Re: Stupid question about straight lines - need help
 

[ QUOTE ]



can you maybe elaborate on that, I don't understand what your meaning here?
thx

[/ QUOTE ]

sorry, thought the question was distance between points
(3,2) and (5,6).

Re: Stupid question about straight lines - need help
 

[ QUOTE ]
Am I a huge, huge math nit for wanting it to be the perpendicular bisector of a line segment?

[/ QUOTE ]

Not at all. In fact, I had trouble understanding the problem at first, because it's unclear what is meant by a "bisector of a line," given that every point on a line can (arguably) be a bisector.

Re: Stupid question about straight lines - need help
 

Not at all. In fact, I had trouble understanding the problem at first, because it's unclear what is meant by a "bisector of a line," given that every point on a line can (arguably) be a bisector.

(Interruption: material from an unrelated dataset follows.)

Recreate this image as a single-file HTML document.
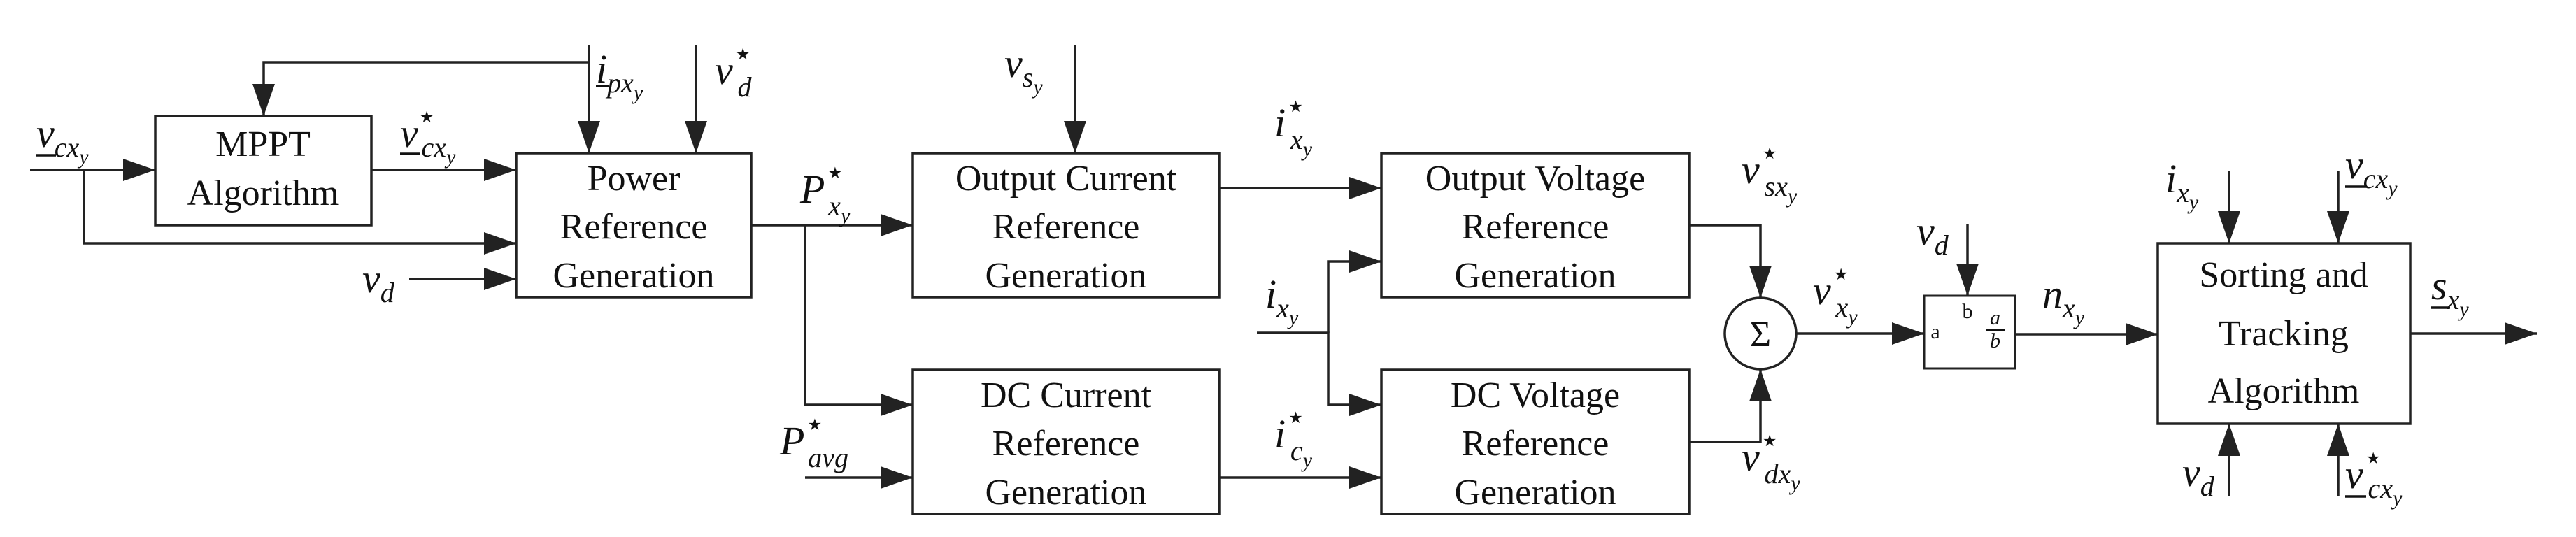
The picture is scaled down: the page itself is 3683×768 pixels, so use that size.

[/ QUOTE ]I just copied it down as it was in my mathsbook, which is obviously wrong. I'll keep that in mind though, next time my teacher asks;)

Re: Stupid question about straight lines - need help
 

[ QUOTE ]

The intercepts are at (0,6) and (12,0). So the sides are 6 and 12, and the hypoteneuse is 6\sqrt{5}.

[/ QUOTE ]

I agree with this answer.

http://i32.photobucket.com/albums/d2...xyz/temppb.jpg

The black line joins the two points. The red line is
the perpendicular line bisecting the black at 4,4.

Re: Stupid question about straight lines - need help
 

[ QUOTE ]
[ QUOTE ]
[ QUOTE ]
Hey guys,
I have to do some homework about straight lines. So far I've managed everything without problems, but the I stumpled upon this question:

The perpendicular bisector of the straight line joining the points (3,2) and (5,6) meets the x axis at A and the y axis at B. Prove that the distance AB is equal to 6x"square root 5"(I don't know how to do the symbol...)



[/ QUOTE ]

Kinda hard to prove the distance is 6x"square root 5",
when the actual distance is 2x"square root 5".

It's a 1 X 2 X SR 5 triangle. Except here the sides
are 2 and 4, so the hypotenuse is 2 SR 5.

[/ QUOTE ]

The intercepts are at (0,6) and (12,0). So the sides are 6 and 12, and the hypoteneuse is 6\sqrt{5}.

[/ QUOTE ]

And I don't notice till days later that I misspelled hypotenuse. /wrist

So much for math nittin'.

Re: Stupid question about straight lines - need help
 

[ QUOTE ]
Not at all. In fact, I had trouble understanding the problem at first, because it's unclear what is meant by a "bisector of a line," given that every point on a line can (arguably) be a bisector.

[/ QUOTE ]I just copied it down as it was in my mathsbook, which is obviously wrong. I'll keep that in mind though, next time my teacher asks;)

[/ QUOTE ]

Not wrong. SenorCardgage posted the correct solution.
Your A and B points are wrong.
A = (0,6) not (0,4)
B = (12,0) not (8,0)

The bisector is the point which splits the line
into two equal halves. The point is (4,4).
You already listed that point in your solution.